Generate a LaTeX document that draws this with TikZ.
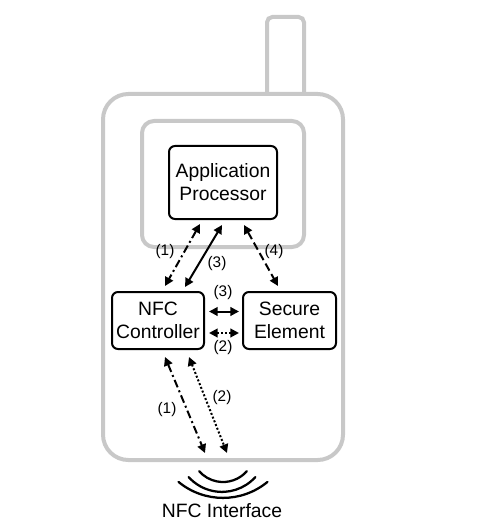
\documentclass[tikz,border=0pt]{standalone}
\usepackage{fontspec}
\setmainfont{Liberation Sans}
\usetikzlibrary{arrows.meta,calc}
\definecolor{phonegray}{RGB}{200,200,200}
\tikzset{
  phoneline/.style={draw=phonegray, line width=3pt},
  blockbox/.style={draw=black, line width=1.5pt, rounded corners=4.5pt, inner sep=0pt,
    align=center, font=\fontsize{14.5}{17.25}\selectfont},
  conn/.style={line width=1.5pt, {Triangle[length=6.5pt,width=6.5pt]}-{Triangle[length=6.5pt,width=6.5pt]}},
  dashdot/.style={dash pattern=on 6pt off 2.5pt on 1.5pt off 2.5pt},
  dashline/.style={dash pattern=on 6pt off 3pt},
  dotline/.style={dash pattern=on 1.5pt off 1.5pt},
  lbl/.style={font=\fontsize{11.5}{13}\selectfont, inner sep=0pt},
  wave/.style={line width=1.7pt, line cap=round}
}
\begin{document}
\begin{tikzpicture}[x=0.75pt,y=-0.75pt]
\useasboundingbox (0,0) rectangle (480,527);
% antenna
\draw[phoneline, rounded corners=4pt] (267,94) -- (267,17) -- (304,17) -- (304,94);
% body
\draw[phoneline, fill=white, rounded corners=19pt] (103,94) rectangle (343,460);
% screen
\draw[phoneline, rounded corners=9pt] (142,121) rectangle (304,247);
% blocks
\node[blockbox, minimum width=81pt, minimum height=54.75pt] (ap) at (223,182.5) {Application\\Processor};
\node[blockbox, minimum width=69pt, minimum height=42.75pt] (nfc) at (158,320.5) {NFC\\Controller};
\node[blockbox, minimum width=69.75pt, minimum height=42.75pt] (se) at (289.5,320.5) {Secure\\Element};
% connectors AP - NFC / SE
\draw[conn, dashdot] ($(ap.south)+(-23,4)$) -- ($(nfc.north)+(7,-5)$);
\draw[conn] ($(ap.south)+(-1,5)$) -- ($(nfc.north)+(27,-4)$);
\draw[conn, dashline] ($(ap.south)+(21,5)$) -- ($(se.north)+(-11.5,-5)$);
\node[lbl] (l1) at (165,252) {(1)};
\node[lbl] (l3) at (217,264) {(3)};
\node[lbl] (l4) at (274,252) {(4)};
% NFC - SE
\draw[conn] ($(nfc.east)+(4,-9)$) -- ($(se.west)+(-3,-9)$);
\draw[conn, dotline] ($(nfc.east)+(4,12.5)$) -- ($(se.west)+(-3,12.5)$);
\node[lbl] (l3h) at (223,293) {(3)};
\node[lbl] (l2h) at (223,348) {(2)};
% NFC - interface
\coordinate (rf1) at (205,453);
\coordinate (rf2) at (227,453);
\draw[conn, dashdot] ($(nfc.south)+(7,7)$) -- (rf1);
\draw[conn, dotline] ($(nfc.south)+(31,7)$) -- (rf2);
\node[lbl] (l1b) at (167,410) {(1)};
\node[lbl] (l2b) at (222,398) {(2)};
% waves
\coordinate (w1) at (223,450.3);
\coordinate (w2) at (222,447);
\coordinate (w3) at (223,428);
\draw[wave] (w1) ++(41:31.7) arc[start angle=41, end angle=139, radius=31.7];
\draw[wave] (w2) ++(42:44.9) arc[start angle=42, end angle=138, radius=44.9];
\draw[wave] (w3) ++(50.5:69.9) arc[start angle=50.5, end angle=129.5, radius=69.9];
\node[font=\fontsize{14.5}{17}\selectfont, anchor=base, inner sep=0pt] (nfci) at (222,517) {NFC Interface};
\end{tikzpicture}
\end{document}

WRITTEN INSTRUCTION: Write the lines above out again exactly, without any of their pictures.

OUTPUT FOR THIS EXERCISE:
Generate a LaTeX document that draws this with TikZ.
\documentclass[tikz,border=0pt]{standalone}
\usepackage{fontspec}
\setmainfont{Liberation Sans}
\usetikzlibrary{arrows.meta,calc}
\definecolor{phonegray}{RGB}{200,200,200}
\tikzset{
  phoneline/.style={draw=phonegray, line width=3pt},
  blockbox/.style={draw=black, line width=1.5pt, rounded corners=4.5pt, inner sep=0pt,
    align=center, font=\fontsize{14.5}{17.25}\selectfont},
  conn/.style={line width=1.5pt, {Triangle[length=6.5pt,width=6.5pt]}-{Triangle[length=6.5pt,width=6.5pt]}},
  dashdot/.style={dash pattern=on 6pt off 2.5pt on 1.5pt off 2.5pt},
  dashline/.style={dash pattern=on 6pt off 3pt},
  dotline/.style={dash pattern=on 1.5pt off 1.5pt},
  lbl/.style={font=\fontsize{11.5}{13}\selectfont, inner sep=0pt},
  wave/.style={line width=1.7pt, line cap=round}
}
\begin{document}
\begin{tikzpicture}[x=0.75pt,y=-0.75pt]
\useasboundingbox (0,0) rectangle (480,527);
% antenna
\draw[phoneline, rounded corners=4pt] (267,94) -- (267,17) -- (304,17) -- (304,94);
% body
\draw[phoneline, fill=white, rounded corners=19pt] (103,94) rectangle (343,460);
% screen
\draw[phoneline, rounded corners=9pt] (142,121) rectangle (304,247);
% blocks
\node[blockbox, minimum width=81pt, minimum height=54.75pt] (ap) at (223,182.5) {Application\\Processor};
\node[blockbox, minimum width=69pt, minimum height=42.75pt] (nfc) at (158,320.5) {NFC\\Controller};
\node[blockbox, minimum width=69.75pt, minimum height=42.75pt] (se) at (289.5,320.5) {Secure\\Element};
% connectors AP - NFC / SE
\draw[conn, dashdot] ($(ap.south)+(-23,4)$) -- ($(nfc.north)+(7,-5)$);
\draw[conn] ($(ap.south)+(-1,5)$) -- ($(nfc.north)+(27,-4)$);
\draw[conn, dashline] ($(ap.south)+(21,5)$) -- ($(se.north)+(-11.5,-5)$);
\node[lbl] (l1) at (165,252) {(1)};
\node[lbl] (l3) at (217,264) {(3)};
\node[lbl] (l4) at (274,252) {(4)};
% NFC - SE
\draw[conn] ($(nfc.east)+(4,-9)$) -- ($(se.west)+(-3,-9)$);
\draw[conn, dotline] ($(nfc.east)+(4,12.5)$) -- ($(se.west)+(-3,12.5)$);
\node[lbl] (l3h) at (223,293) {(3)};
\node[lbl] (l2h) at (223,348) {(2)};
% NFC - interface
\coordinate (rf1) at (205,453);
\coordinate (rf2) at (227,453);
\draw[conn, dashdot] ($(nfc.south)+(7,7)$) -- (rf1);
\draw[conn, dotline] ($(nfc.south)+(31,7)$) -- (rf2);
\node[lbl] (l1b) at (167,410) {(1)};
\node[lbl] (l2b) at (222,398) {(2)};
% waves
\coordinate (w1) at (223,450.3);
\coordinate (w2) at (222,447);
\coordinate (w3) at (223,428);
\draw[wave] (w1) ++(41:31.7) arc[start angle=41, end angle=139, radius=31.7];
\draw[wave] (w2) ++(42:44.9) arc[start angle=42, end angle=138, radius=44.9];
\draw[wave] (w3) ++(50.5:69.9) arc[start angle=50.5, end angle=129.5, radius=69.9];
\node[font=\fontsize{14.5}{17}\selectfont, anchor=base, inner sep=0pt] (nfci) at (222,517) {NFC Interface};
\end{tikzpicture}
\end{document}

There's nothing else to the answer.